At this point during last year’s college basketball season, the teams in the Associated Press top 25 included the then-undefeated University of Kentucky Wildcats, the runners in the NCAA Division I National Championship game, the University of Wisconsin Badgers and the Duke University Blue Devils. These three teams made up three quarters of the national semifinalists from last year’s tournament. The other team, the Michigan State University Spartans, received only one vote in the AP top 25, not even cracking the rankings.
What a difference a year makes. Looking at the top 25 now, one could find teams such as Providence, Dayton and Iowa. These are not exactly the basketball programs that people expect to be at the top of the rankings.
As of February 1, Michigan State is ranked 10th in the country, while the other three final four teams aren’t even in the top 25.
For the Blue Devils, this is unfamiliar territory. They are unranked for the first time since the 2007-2008 season. Duke put themselves in this position with multiple losses to unranked teams, including an overtime defeat at home against the University of Utah Utes and the Syracuse University Orange. Kentucky is currently ranked 20th, but after a road loss to the unranked University of Tennessee Volunteers on February 2, they may drop off as well.
As of February 1, there have been five different teams ranked 1st in the nation, happening for the first time since 1949, according to an article found on SB Nation. In comparison, Kentucky remained ranked first through the same period of time.
Upsets haven’t been uncommon this year, for ranked teams in general. In fact the unusual amount of upsets have proven that parody is at a premium in collegiate basketball right now.
The same SB Nation article notes that 14 AP top 10 teams lost as recently as January 1. The University of North Carolina Tar Heels, the preseason number one ranked team, lost on the road to the University of Northern Iowa Panthers early in the season. The current number one team, The University of Oklahoma Sooners lost to the unranked Kansas State University Jayhawks on February 6, possibly making room for a new top ranked team. The home state University of Maryland Terrapins, spending all season in the AP top ten, fell to the unranked University of Michigan Wolverines on the road. The ninth ranked University of Virginia Cavaliers lost to an unranked team their second game of the season to the George Washington University Colonials.
With there being more upsets than usual this year in college hoops, is it safe to assume that the AP top 25 rankings are an outdated measure of how talented a basketball program is. A poll that began during the 1948-49 season, the ranking system’s main purpose is to spark debate and compare different teams. But it has proven to not even be a major factor in selecting teams for the NCAA Tournament.
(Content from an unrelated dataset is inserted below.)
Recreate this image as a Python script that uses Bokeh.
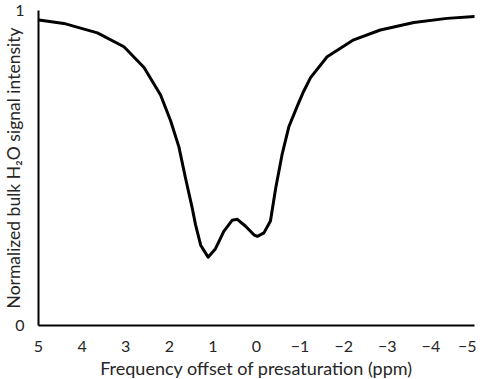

A recent example occurred in 2014 when the then 25th ranked Southern Methodist University failed to qualify. It seems to be more of a tv ratings draw now.
Elite players once all committed to the same programs year after year. The trend as of late has shown that the elites are now looking for lesser known schools to build a legacy. Players such as Adam Morrison, Ray McCallum Jr, Damien Lillard, and of course Steph Curry, found extreme success playing at schools many have never heard of and dominated. Many recently have followed this model and it has created a competitive scene across the collegiate landscape.
No matter who finishes in or out of the top 25, it is sure to be another interesting finish to the season with conference tournaments about a month away.